Sarah Shamash is a Vancouver based media artist. She studied film and media arts at Paris 8, University of Saint Denis, in France, completing two Master’s degrees in Film and Media Arts. Influenced by cinema, her experimental mapping projects explore mapmaking as personal, political, feminine, and dynamic, while critiquing and subverting fixed, colonial demarcations of territory and space. Since the 2000s, she has been exhibiting her work in art venues and film festivals while pursuing her creative production at international artist residencies. She has been the recipient of numerous grants and awards, including the city of Vancouver’s artist live/work studio award.

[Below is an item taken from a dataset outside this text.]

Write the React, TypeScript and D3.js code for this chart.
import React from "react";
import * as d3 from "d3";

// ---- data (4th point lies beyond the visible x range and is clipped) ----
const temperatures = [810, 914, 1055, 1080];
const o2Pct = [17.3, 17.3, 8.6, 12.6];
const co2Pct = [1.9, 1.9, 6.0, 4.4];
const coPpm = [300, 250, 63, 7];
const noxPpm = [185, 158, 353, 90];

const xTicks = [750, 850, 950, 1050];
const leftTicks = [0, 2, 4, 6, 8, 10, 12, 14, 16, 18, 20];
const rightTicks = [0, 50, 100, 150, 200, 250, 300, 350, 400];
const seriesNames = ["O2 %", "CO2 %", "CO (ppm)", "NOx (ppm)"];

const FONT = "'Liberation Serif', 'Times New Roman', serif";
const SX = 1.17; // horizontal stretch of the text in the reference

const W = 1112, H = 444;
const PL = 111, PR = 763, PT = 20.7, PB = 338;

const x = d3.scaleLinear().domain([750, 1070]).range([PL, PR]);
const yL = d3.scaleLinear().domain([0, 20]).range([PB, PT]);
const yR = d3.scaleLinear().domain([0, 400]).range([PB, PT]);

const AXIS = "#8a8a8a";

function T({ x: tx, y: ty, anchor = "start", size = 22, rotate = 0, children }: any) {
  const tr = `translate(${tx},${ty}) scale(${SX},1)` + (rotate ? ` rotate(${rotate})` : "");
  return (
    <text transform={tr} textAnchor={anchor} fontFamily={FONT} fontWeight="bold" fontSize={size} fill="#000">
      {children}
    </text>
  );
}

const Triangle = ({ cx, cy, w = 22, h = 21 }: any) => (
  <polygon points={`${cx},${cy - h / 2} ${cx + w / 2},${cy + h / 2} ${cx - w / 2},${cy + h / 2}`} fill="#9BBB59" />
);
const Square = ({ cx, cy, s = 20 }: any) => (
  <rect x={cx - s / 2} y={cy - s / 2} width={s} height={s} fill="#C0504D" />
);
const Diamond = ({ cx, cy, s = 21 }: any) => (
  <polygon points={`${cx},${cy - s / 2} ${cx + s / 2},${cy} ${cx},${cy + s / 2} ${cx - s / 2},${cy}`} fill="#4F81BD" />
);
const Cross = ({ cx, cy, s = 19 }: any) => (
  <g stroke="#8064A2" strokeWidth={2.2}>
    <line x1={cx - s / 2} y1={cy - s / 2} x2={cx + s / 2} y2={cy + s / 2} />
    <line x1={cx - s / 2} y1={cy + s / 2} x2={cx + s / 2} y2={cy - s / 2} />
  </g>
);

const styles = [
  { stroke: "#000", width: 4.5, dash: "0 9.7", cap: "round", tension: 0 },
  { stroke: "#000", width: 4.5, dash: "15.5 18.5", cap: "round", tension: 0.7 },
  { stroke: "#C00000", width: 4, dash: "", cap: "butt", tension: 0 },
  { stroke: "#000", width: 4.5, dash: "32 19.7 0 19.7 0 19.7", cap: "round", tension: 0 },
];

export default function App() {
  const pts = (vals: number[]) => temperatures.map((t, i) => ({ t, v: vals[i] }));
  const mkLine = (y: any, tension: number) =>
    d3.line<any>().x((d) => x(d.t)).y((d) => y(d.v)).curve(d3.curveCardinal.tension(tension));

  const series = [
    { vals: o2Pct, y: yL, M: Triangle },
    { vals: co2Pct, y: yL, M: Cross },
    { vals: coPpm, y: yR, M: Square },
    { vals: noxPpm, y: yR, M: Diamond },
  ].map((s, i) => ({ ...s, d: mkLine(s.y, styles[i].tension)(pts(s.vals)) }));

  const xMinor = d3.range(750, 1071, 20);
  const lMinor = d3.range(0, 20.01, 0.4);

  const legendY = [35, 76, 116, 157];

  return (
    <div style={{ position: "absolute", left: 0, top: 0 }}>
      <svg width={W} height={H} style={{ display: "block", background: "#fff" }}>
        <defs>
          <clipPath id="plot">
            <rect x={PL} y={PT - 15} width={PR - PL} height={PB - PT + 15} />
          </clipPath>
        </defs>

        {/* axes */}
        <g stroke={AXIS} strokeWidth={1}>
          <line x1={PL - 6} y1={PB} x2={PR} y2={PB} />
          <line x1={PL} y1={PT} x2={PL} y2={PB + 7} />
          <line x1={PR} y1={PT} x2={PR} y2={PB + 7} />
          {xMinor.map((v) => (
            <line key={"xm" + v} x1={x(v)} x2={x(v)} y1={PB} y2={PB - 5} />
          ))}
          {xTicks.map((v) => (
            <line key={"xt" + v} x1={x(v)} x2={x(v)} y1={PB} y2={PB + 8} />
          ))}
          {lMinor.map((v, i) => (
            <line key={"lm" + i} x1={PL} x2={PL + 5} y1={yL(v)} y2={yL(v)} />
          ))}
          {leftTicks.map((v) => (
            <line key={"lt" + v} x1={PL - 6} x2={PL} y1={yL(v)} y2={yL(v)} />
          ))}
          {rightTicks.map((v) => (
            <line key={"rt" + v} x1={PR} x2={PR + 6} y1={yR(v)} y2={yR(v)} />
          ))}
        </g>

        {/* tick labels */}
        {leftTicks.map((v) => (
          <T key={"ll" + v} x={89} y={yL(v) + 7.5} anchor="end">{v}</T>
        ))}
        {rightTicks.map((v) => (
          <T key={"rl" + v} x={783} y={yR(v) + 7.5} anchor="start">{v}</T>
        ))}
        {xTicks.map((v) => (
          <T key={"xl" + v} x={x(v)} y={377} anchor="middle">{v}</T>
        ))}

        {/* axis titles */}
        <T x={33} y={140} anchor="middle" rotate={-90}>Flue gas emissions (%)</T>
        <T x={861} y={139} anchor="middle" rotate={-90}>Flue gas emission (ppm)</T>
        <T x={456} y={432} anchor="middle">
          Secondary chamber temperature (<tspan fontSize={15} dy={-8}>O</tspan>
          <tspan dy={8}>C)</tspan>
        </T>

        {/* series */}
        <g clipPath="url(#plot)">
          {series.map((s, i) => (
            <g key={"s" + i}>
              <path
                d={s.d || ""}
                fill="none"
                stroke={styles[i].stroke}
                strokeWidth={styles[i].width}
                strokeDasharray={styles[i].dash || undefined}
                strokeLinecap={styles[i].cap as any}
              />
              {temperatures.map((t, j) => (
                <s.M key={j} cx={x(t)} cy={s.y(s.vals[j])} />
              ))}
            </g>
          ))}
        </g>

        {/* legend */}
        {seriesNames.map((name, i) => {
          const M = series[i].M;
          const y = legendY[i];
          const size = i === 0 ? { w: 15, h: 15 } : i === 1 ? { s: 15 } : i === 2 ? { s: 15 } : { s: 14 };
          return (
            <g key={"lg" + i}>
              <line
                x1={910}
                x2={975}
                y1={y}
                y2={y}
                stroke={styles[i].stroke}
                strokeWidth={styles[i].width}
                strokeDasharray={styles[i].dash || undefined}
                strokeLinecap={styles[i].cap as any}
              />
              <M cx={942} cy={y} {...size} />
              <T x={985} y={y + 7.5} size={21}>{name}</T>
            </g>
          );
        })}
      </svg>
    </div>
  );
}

She most recently exhibited a collaborative multi-platform mapping project, Telling Traces (http://tellingtraces.com/index.htm), in the scores + traces exhibition in New York. She is also a doctoral candidate at the University of British Columbia’s Interdisciplinary program. www.sarahshamash.com

Gabriela Aceves Sepúlveda is Assistant Professor in the School of Interactive Arts and Technology at Simon Fraser University. As director of criticalMediArtStudio (cMAS), her interdisciplinary research focuses on how old and new technologies shape both the historical narratives and practices of media arts and design. Her research uses a critical lens to consider how categories of difference, traditional disciplinary boundaries, and the legacies of colonialism continue to be harmful and exclusionary. She has published articles on Latin American feminist media in Platform: Journal of Media and Communication and Artelogie: Recherches sur les arts, le patrimoine et la littérature de l’Amérique latine. Her work has been supported by a number of fellowships and has received numerous awards including the 2015 John Bullen Prize, which honors an outstanding PhD thesis on a historical topic submitted to a Canadian university. Her multimedia installations combining video and performance have been exhibited in Canada, Mexico, and Chile.